The bill also recognizes the right of the people to “a form of governance where they live which recognizes that all power is inherent in the people, that all free governments are founded on the people’s authority and consent, and that corporate entities and their directors and managers shall not enjoy special privileges or powers under the law which make community majorities subordinate to them.”
“Why are we doing this?” asked Mayor Leo Martin. “Our main duty is to protect the health and welfare of the town, and especially to protect our water.”
Also included in the ordinance is a local “bill of rights” that asserts legal protections for the right to water; the rights of natural communities; the right to local self-government, and the right of the people to enforce and protect these rights through their municipal government.
A public hearing on the Ordinance is scheduled for February 3rd, and a vote on passage of the Ordinance is scheduled for March 3rd.
The bill was modeled after the Ordinance adopted on November 16th of last year by the City of Pittsburgh, Pennsylvania, and drafted by the Community Environmental Legal Defense Fund. “If Pittsburgh can do it, we can do it,” said the Mayor, and he indicated that other Maryland municipalities should take a similar stand.
Energy corporations are setting up shop in communities in Maryland, West Virginia, Pennsylvania, Ohio and New York, with plans to drill for natural gas in the Marcellus Shale formation. Corporate “land men” have busily signed-up property owners to contracts allowing wells to be erected. The prospect of paved-over green spaces, nights lit like airport runways, round-the-clock sounds of loud machinery, broken and pitted roads from the high volume truck traffic, the threat of toxic trespass by a cocktail of patented chemicals and escaping methane into the ground water, has alarmed neighbors and lease-holders alike, and they’ve begun to organize in opposition to the proposed drilling.
The gas extraction technique known as “fracking” has been cited as a threat to surface and ground water throughout the region, and has been blamed for fatal explosions, the contamination of drinking water, local streams, the air and soil.
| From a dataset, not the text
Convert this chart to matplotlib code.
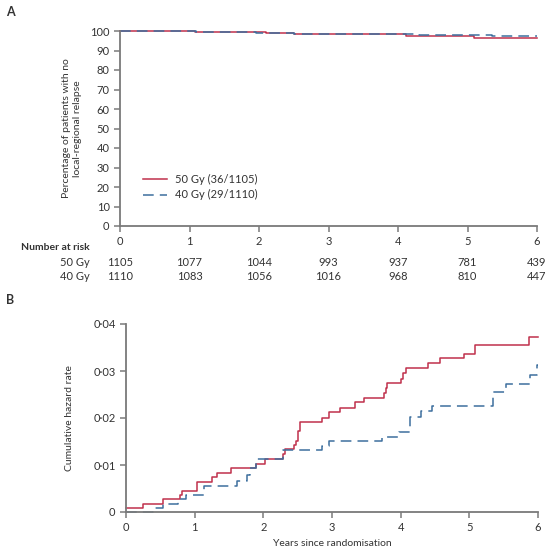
import numpy as np
import matplotlib.pyplot as plt
from matplotlib.ticker import FuncFormatter
from matplotlib.transforms import blended_transform_factory

plt.rcParams['font.family'] = ['Lato', 'DejaVu Sans']

# ---------------- data ----------------
years = [0, 1, 2, 3, 4, 5, 6]
risk_50 = [1105, 1077, 1044, 993, 937, 781, 439]
risk_40 = [1110, 1083, 1056, 1016, 968, 810, 447]

# panel A: percentage with no local-regional relapse (step times / values)
km50_t = [0, 1.08, 2.10, 2.50, 4.12, 5.10, 6.0]
km50_v = [100, 99.4, 98.9, 98.4, 97.3, 96.5, 96.5]
km40_t = [0, 1.10, 1.95, 2.50, 4.30, 5.35, 6.0]
km40_v = [100, 99.5, 98.9, 98.5, 98.1, 97.3, 97.3]

# panel B: cumulative hazard rate
ch50_t = [0, 0.25, 0.54, 0.79, 0.82, 1.03, 1.25, 1.33, 1.53, 1.90, 2.02, 2.29, 2.31,
          2.44, 2.47, 2.50, 2.53, 2.85, 2.95, 3.12, 3.34, 3.47, 3.76, 3.78, 3.80,
          4.00, 4.04, 4.08, 4.40, 4.57, 4.92, 5.08, 5.87, 6.0]
ch50_v = [0.0008, 0.0017, 0.0027, 0.0036, 0.0045, 0.0063, 0.0074, 0.0083, 0.0094,
          0.0103, 0.0113, 0.0123, 0.0135, 0.0143, 0.0152, 0.0172, 0.0191, 0.0201,
          0.0212, 0.0221, 0.0233, 0.0242, 0.0253, 0.0263, 0.0274, 0.0282, 0.0296,
          0.0306, 0.0318, 0.0327, 0.0337, 0.0355, 0.0373, 0.0373]
ch40_t = [0, 0.40, 0.54, 0.76, 0.87, 1.13, 1.61, 1.76, 1.80, 1.90, 2.29, 2.85, 2.95,
          3.73, 3.98, 4.13, 4.29, 4.45, 5.35, 5.53, 5.88, 5.99, 6.0]
ch40_v = [0, 0.0008, 0.0018, 0.0028, 0.0036, 0.0055, 0.0065, 0.0079, 0.0093, 0.0113,
          0.0132, 0.0141, 0.0151, 0.0160, 0.0171, 0.0202, 0.0215, 0.0226, 0.0256,
          0.0272, 0.0291, 0.0313, 0.0313]

red = '#c0304c'
blue = '#3d6f9e'
grey = '#7a7a7a'
txt = '#333333'

fig = plt.figure(figsize=(5.48, 5.5), dpi=100)
ax_a = fig.add_axes([120 / 548, 1 - 226 / 550, 417 / 548, 195 / 550])
ax_b = fig.add_axes([126 / 548, 1 - 512 / 550, 412 / 548, 188 / 550])


def style(ax):
    for s in ['top', 'right']:
        ax.spines[s].set_visible(False)
    for s in ['left', 'bottom']:
        ax.spines[s].set_color(grey)
        ax.spines[s].set_linewidth(1.3)
    ax.tick_params(colors=grey, labelcolor=txt, labelsize=8, length=4, width=1.1)


# ---------------- panel A ----------------
ax_a.step(km50_t, km50_v, where='post', color=red, lw=1.1, clip_on=False,
          label='50 Gy (36/1105)')
ax_a.step(km40_t, km40_v, where='post', color=blue, lw=1.1, ls=(0, (7, 4)),
          clip_on=False, label='40 Gy (29/1110)')
ax_a.set_xlim(0, 6)
ax_a.set_ylim(0, 100)
ax_a.set_yticks(range(0, 101, 10))
ax_a.set_xticks(years)
style(ax_a)
ax_a.tick_params(axis='x', pad=3)
ax_a.set_ylabel('Percentage of patients with no\nlocal-regional relapse',
                fontsize=7.5, color=txt, labelpad=6)
ax_a.legend(loc='lower left', bbox_to_anchor=(0.03, 0.08), frameon=False,
            fontsize=8, handlelength=2.2, handletextpad=0.7, labelspacing=0.4,
            labelcolor=txt)

tr = blended_transform_factory(ax_a.transData, fig.transFigure)
fig.text(90 / 548, 1 - 248 / 550, 'Number at risk', ha='right', va='center',
         fontsize=7.5, fontweight='bold', color=txt)
fig.text(90 / 548, 1 - 262 / 550, '50 Gy', ha='right', va='center', fontsize=8, color=txt)
fig.text(90 / 548, 1 - 276 / 550, '40 Gy', ha='right', va='center', fontsize=8, color=txt)
for x, r50, r40 in zip(years, risk_50, risk_40):
    ax_a.text(x, 1 - 262 / 550, str(r50), transform=tr, ha='center', va='center',
              fontsize=8, color=txt)
    ax_a.text(x, 1 - 276 / 550, str(r40), transform=tr, ha='center', va='center',
              fontsize=8, color=txt)

# ---------------- panel B ----------------
ax_b.step(ch50_t, ch50_v, where='post', color=red, lw=1.1, clip_on=False)
ax_b.step(ch40_t, ch40_v, where='post', color=blue, lw=1.1, ls=(0, (7, 4)),
          clip_on=False)
ax_b.set_xlim(0, 6)
ax_b.set_ylim(0, 0.04)
ax_b.set_xticks(years)
ax_b.set_yticks([0, 0.01, 0.02, 0.03, 0.04])
ax_b.yaxis.set_major_formatter(
    FuncFormatter(lambda v, p: '0' if v == 0 else f'{v:.2f}'.replace('.', '\u00b7')))
style(ax_b)
ax_b.set_ylabel('Cumulative hazard rate', fontsize=7.5, color=txt, labelpad=14)
ax_b.set_xlabel('Years since randomisation', fontsize=7.5, color=txt, labelpad=4)

fig.text(6 / 548, 1 - 12 / 550, 'A', fontsize=9, fontweight='bold', color=txt, va='center')
fig.text(6 / 548, 1 - 300 / 550, 'B', fontsize=9, fontweight='bold', color=txt, va='center')

fig.savefig('out.png', dpi=100)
Collateral damage includes lost property value, ingestion of toxins by livestock, drying up of mortgage loans for prospective home buyers, and threatened loss of organic certification for farmers in the affected communities.
Ben Price, Projects Director for the Community Environmental Legal Defense Fund, applauded the Mayor for taking a stand on behalf of community rights. “The State says Maryland residents don’t have the right to decide whether or not they get fracked and that only the corporate-lobbied members of the legislature have the wisdom to decide how much harm should be legalized through state-issued permits. We don’t have a gas drilling problem. We have a democracy problem. Its symptoms are the State’s refusal to recognize the right to local, community self-government, and the issuance of permits to drilling corporations against the consent of the governed.”
The Community Environmental Legal Defense Fund, headquartered in Chambersburg, has been working with people in Pennsylvania since 1995 to assert their fundamental rights to democratic local self-governance, and to enact laws which end destructive and rights-denying corporate action aided and abetted by state and federal governments.